The Inward Journey (Audio: Lecture I.2.2)

$5.99

Description

When one studies primitive mythologies, the imagery of the mythological world derives from the psychological experiences of the shamans. The source of the imagery of primitive myths is the shaman’s psychological crisis. The shaman is a person who in his early puberty has cracked off, broken off and gone into what we would today call a psychosis. — Joseph Campbell

In the imagery of the schizophrenic’s experience, Joseph Campbell recognized a synthesis of mythological motifs similar to Jung’s archetypes. He recounts Dr. John Weir Perry’s analysis of an individual’s descent into madness: the break away or departure from everyday reality, a retreat inward with dark encounters of a symbolic kind, and finally — in the most fortunate cases — a return journey of rebirth and renewal.
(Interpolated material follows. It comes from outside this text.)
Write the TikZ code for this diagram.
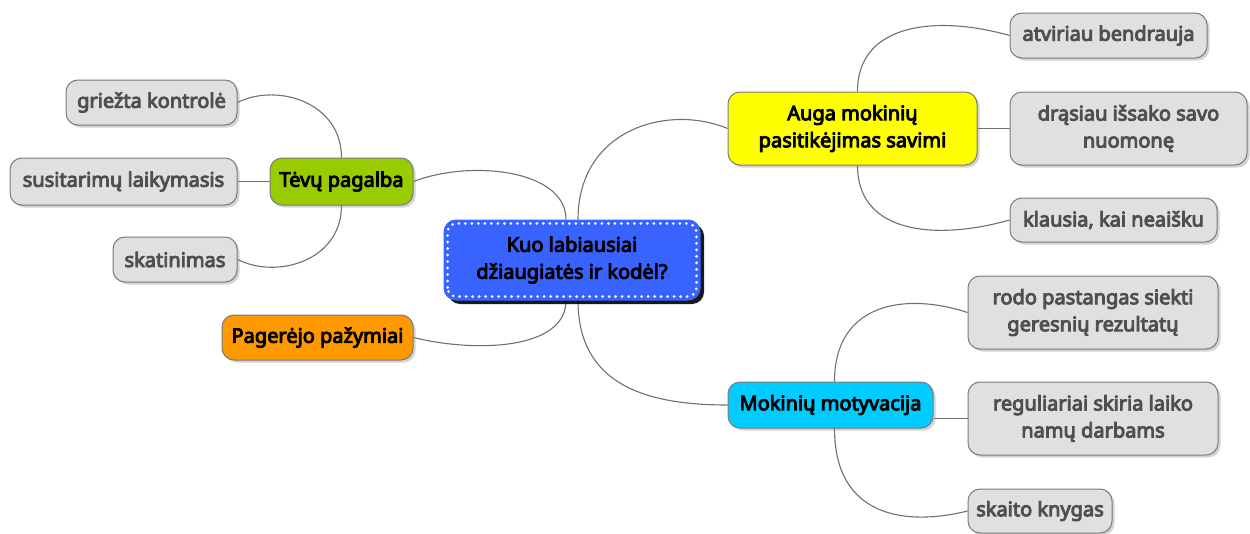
\documentclass[tikz,border=0pt]{standalone}
\usepackage{fontspec}
\setmainfont{Noto Sans}[AutoFakeBold=4.6]
\usetikzlibrary{shadows,calc,backgrounds}
\definecolor{leafgray}{HTML}{E0E0E0}
\definecolor{leaftext}{HTML}{4F4F4F}
\definecolor{edgegray}{HTML}{7A7A7A}
\definecolor{linegray}{HTML}{707070}
\definecolor{cblue}{HTML}{3963FF}
\definecolor{cgreen}{HTML}{99CC00}
\definecolor{corange}{HTML}{FF9900}
\definecolor{ccyan}{HTML}{00CCFF}
\definecolor{cyellow}{HTML}{FFFF00}
\tikzset{
  base/.style={rounded corners=12pt, draw=edgegray, line width=1pt, align=center,
    font=\fontsize{20}{27}\selectfont\bfseries, inner sep=0pt,
    drop shadow={shadow xshift=2.5pt, shadow yshift=-2.5pt, opacity=0.35}},
  leaf/.style={base, fill=leafgray, text=leaftext},
  branch/.style={base, text=black},
  conn/.style={draw=linegray, line width=1.1pt},
  rootbox/.style={rounded corners=12pt, draw=cblue, fill=cblue, line width=1pt, align=center,
    font=\fontsize{20}{27}\selectfont\bfseries, inner sep=0pt, text=black,
    drop shadow={fill=black, opacity=0.9, shadow xshift=4pt, shadow yshift=-4pt}},
}
\begin{document}
\begin{tikzpicture}[x=1pt,y=-1pt]
\useasboundingbox (0,0) rectangle (1250,533);
% root
\node[rootbox, minimum width=256pt, minimum height=80pt] (c) at (572,260) {Kuo labiausiai\\džiaugiatės ir kodėl?};
\draw[white, line width=3pt, line cap=round, dash pattern=on 0pt off 6.5pt, rounded corners=9pt]
  ($(c.south west)+(4,-4)$) rectangle ($(c.north east)+(-4,4)$);
% branches
\node[branch, fill=cgreen, minimum width=143pt, minimum height=47pt] (tp) at (341.5,181.5) {Tėvų pagalba};
\node[branch, fill=corange, minimum width=191pt, minimum height=45pt] (pp) at (317.5,337.5) {Pagerėjo pažymiai};
\node[branch, fill=cyellow, minimum width=249pt, minimum height=73pt] (am) at (852.5,128.5) {Auga mokinių\\pasitikėjimas savimi};
\node[branch, fill=ccyan, minimum width=205pt, minimum height=46pt] (mm) at (830.5,405) {Mokinių motyvacija};
% leaves
\node[leaf, minimum width=171pt, minimum height=45pt] (g) at (151.5,102.5) {griežta kontrolė};
\node[leaf, minimum width=227pt, minimum height=47pt] (s) at (123.5,181.5) {susitarimų laikymasis};
\node[leaf, minimum width=124pt, minimum height=45pt] (sk) at (175,259.5) {skatinimas};
\node[leaf, minimum width=197pt, minimum height=45pt] (ab) at (1108.5,35.5) {atviriau bendrauja};
\node[leaf, minimum width=237pt, minimum height=73pt] (dr) at (1128.5,128.5) {drąsiau išsako savo\\nuomonę};
\node[leaf, minimum width=207pt, minimum height=44pt] (kl) at (1113.5,220) {klausia, kai neaišku};
\node[leaf, minimum width=250pt, minimum height=73pt] (ro) at (1093,312.5) {rodo pastangas siekti\\geresnių rezultatų};
\node[leaf, minimum width=250pt, minimum height=73pt] (re) at (1093,418.5) {reguliariai skiria laiko\\namų darbams};
\node[leaf, minimum width=144pt, minimum height=44pt] (ka) at (1040,511) {skaito knygas};
% connectors
\begin{scope}[on background layer]
\draw[conn] (tp.east) .. controls +(57,-22) and +(0,-50) .. ($(c.north)+(-6,0)$);
\draw[conn] ($(c.north)+(6,0)$) .. controls +(0,-90) and +(-60,-25) .. (am.west);
\draw[conn] (pp.east) .. controls +(60,15) and +(0,50) .. ($(c.south)+(-6,0)$);
\draw[conn] ($(c.south)+(6,0)$) .. controls +(0,85) and +(-80,0) .. (mm.west);
\draw[conn] (g.east) .. controls +(40,-20) and +(0,-55) .. (tp.north);
\draw[conn] (s.east) -- (tp.west);
\draw[conn] (sk.east) .. controls +(40,20) and +(0,55) .. (tp.south);
\draw[conn] ($(am.north)+(5,0)$) .. controls +(0,-70) and +(-70,-20) .. (ab.west);
\draw[conn] (am.east) -- (dr.west);
\draw[conn] ($(am.south)+(5,0)$) .. controls +(0,70) and +(-70,20) .. (kl.west);
\draw[conn] ($(mm.north)+(4,0)$) .. controls +(0,-80) and +(-60,-20) .. (ro.west);
\draw[conn] (mm.east |- re.west) -- (re.west);
\draw[conn] ($(mm.south)+(4,0)$) .. controls +(0,90) and +(-60,15) .. (ka.west);
\end{scope}
\end{tikzpicture}
\end{document}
He then follows the uncanny parallels between these stages and the “universal formula” of the hero’s journey gathered from mythologies of cultures around the world, and reveals how the phases of the schizophrenic’s crisis correspond to the separation, initiation, and the return of the shaman’s experience during his voyage into other worlds. In later years, Campbell would learn that filmmakers George Lucas and Stanley Kubrick modeled their own work on his Hero with a Thousand Faces, the groundbreaking book that explores this “monomyth” of the hero journey.